Transcribe the material word for word, but without the images.

> Provided material:
+---+
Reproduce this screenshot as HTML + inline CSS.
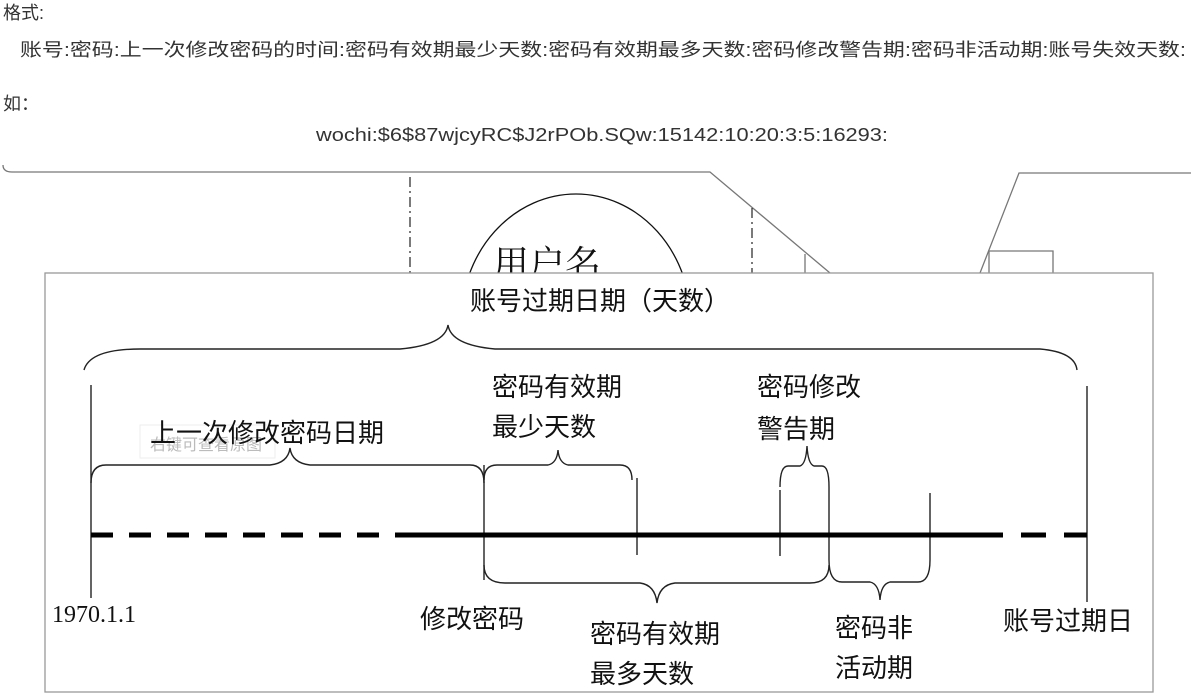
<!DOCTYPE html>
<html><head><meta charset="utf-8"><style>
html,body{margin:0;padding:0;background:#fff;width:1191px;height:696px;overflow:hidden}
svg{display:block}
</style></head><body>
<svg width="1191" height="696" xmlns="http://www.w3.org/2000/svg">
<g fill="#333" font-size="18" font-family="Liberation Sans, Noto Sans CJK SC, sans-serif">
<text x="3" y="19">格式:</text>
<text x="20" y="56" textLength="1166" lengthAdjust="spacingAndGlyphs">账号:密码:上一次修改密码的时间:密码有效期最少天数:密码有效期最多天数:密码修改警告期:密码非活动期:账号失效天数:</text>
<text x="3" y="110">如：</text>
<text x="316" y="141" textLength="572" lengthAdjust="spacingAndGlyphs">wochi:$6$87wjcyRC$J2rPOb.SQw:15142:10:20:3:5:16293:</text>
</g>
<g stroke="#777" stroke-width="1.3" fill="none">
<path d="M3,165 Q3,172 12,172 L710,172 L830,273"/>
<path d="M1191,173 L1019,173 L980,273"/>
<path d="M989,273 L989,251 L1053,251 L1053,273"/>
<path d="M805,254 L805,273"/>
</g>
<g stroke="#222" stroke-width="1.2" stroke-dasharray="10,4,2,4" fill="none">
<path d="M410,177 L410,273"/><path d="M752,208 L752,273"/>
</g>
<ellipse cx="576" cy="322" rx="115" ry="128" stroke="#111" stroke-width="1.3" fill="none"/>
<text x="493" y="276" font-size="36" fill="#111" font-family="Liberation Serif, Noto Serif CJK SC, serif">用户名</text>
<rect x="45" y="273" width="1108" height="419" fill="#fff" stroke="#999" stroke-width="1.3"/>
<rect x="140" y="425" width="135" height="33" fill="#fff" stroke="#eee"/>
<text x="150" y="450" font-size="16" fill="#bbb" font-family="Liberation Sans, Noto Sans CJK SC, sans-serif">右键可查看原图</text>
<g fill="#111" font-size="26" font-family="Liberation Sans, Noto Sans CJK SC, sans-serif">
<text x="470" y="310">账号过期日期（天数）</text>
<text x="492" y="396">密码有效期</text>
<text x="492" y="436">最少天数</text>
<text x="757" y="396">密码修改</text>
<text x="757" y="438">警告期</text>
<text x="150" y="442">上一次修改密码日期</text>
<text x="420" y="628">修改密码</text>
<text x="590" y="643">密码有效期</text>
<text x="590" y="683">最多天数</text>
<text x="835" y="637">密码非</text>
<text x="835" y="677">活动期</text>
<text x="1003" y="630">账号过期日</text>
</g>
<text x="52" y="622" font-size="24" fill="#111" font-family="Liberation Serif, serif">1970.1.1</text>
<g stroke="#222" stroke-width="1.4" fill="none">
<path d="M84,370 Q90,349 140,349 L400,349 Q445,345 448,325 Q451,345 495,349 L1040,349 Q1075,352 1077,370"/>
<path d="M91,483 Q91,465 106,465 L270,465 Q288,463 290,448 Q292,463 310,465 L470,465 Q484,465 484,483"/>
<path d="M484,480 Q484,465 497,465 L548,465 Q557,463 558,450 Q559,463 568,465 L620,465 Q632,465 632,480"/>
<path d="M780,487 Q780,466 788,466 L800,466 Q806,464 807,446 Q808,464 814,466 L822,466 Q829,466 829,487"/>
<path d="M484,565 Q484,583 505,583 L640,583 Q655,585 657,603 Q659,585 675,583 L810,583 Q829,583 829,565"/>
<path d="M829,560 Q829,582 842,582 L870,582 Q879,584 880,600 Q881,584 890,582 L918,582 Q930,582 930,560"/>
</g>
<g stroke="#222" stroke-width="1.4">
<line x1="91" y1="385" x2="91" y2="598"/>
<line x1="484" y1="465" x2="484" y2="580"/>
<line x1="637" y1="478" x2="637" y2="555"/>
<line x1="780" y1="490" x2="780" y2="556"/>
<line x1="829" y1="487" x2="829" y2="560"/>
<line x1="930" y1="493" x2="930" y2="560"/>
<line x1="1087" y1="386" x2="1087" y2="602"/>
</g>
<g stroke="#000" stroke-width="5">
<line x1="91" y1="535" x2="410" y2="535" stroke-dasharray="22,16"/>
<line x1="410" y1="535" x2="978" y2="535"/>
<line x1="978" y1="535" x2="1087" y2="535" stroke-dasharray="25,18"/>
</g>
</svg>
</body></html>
+---+
> Exercise solution:
Reproduce this screenshot as HTML + inline CSS.
<!DOCTYPE html>
<html><head><meta charset="utf-8"><style>
html,body{margin:0;padding:0;background:#fff;width:1191px;height:696px;overflow:hidden}
svg{display:block}
</style></head><body>
<svg width="1191" height="696" xmlns="http://www.w3.org/2000/svg">
<g fill="#333" font-size="18" font-family="Liberation Sans, Noto Sans CJK SC, sans-serif">
<text x="3" y="19">格式:</text>
<text x="20" y="56" textLength="1166" lengthAdjust="spacingAndGlyphs">账号:密码:上一次修改密码的时间:密码有效期最少天数:密码有效期最多天数:密码修改警告期:密码非活动期:账号失效天数:</text>
<text x="3" y="110">如：</text>
<text x="316" y="141" textLength="572" lengthAdjust="spacingAndGlyphs">wochi:$6$87wjcyRC$J2rPOb.SQw:15142:10:20:3:5:16293:</text>
</g>
<g stroke="#777" stroke-width="1.3" fill="none">
<path d="M3,165 Q3,172 12,172 L710,172 L830,273"/>
<path d="M1191,173 L1019,173 L980,273"/>
<path d="M989,273 L989,251 L1053,251 L1053,273"/>
<path d="M805,254 L805,273"/>
</g>
<g stroke="#222" stroke-width="1.2" stroke-dasharray="10,4,2,4" fill="none">
<path d="M410,177 L410,273"/><path d="M752,208 L752,273"/>
</g>
<ellipse cx="576" cy="322" rx="115" ry="128" stroke="#111" stroke-width="1.3" fill="none"/>
<text x="493" y="276" font-size="36" fill="#111" font-family="Liberation Serif, Noto Serif CJK SC, serif">用户名</text>
<rect x="45" y="273" width="1108" height="419" fill="#fff" stroke="#999" stroke-width="1.3"/>
<rect x="140" y="425" width="135" height="33" fill="#fff" stroke="#eee"/>
<text x="150" y="450" font-size="16" fill="#bbb" font-family="Liberation Sans, Noto Sans CJK SC, sans-serif">右键可查看原图</text>
<g fill="#111" font-size="26" font-family="Liberation Sans, Noto Sans CJK SC, sans-serif">
<text x="470" y="310">账号过期日期（天数）</text>
<text x="492" y="396">密码有效期</text>
<text x="492" y="436">最少天数</text>
<text x="757" y="396">密码修改</text>
<text x="757" y="438">警告期</text>
<text x="150" y="442">上一次修改密码日期</text>
<text x="420" y="628">修改密码</text>
<text x="590" y="643">密码有效期</text>
<text x="590" y="683">最多天数</text>
<text x="835" y="637">密码非</text>
<text x="835" y="677">活动期</text>
<text x="1003" y="630">账号过期日</text>
</g>
<text x="52" y="622" font-size="24" fill="#111" font-family="Liberation Serif, serif">1970.1.1</text>
<g stroke="#222" stroke-width="1.4" fill="none">
<path d="M84,370 Q90,349 140,349 L400,349 Q445,345 448,325 Q451,345 495,349 L1040,349 Q1075,352 1077,370"/>
<path d="M91,483 Q91,465 106,465 L270,465 Q288,463 290,448 Q292,463 310,465 L470,465 Q484,465 484,483"/>
<path d="M484,480 Q484,465 497,465 L548,465 Q557,463 558,450 Q559,463 568,465 L620,465 Q632,465 632,480"/>
<path d="M780,487 Q780,466 788,466 L800,466 Q806,464 807,446 Q808,464 814,466 L822,466 Q829,466 829,487"/>
<path d="M484,565 Q484,583 505,583 L640,583 Q655,585 657,603 Q659,585 675,583 L810,583 Q829,583 829,565"/>
<path d="M829,560 Q829,582 842,582 L870,582 Q879,584 880,600 Q881,584 890,582 L918,582 Q930,582 930,560"/>
</g>
<g stroke="#222" stroke-width="1.4">
<line x1="91" y1="385" x2="91" y2="598"/>
<line x1="484" y1="465" x2="484" y2="580"/>
<line x1="637" y1="478" x2="637" y2="555"/>
<line x1="780" y1="490" x2="780" y2="556"/>
<line x1="829" y1="487" x2="829" y2="560"/>
<line x1="930" y1="493" x2="930" y2="560"/>
<line x1="1087" y1="386" x2="1087" y2="602"/>
</g>
<g stroke="#000" stroke-width="5">
<line x1="91" y1="535" x2="410" y2="535" stroke-dasharray="22,16"/>
<line x1="410" y1="535" x2="978" y2="535"/>
<line x1="978" y1="535" x2="1087" y2="535" stroke-dasharray="25,18"/>
</g>
</svg>
</body></html>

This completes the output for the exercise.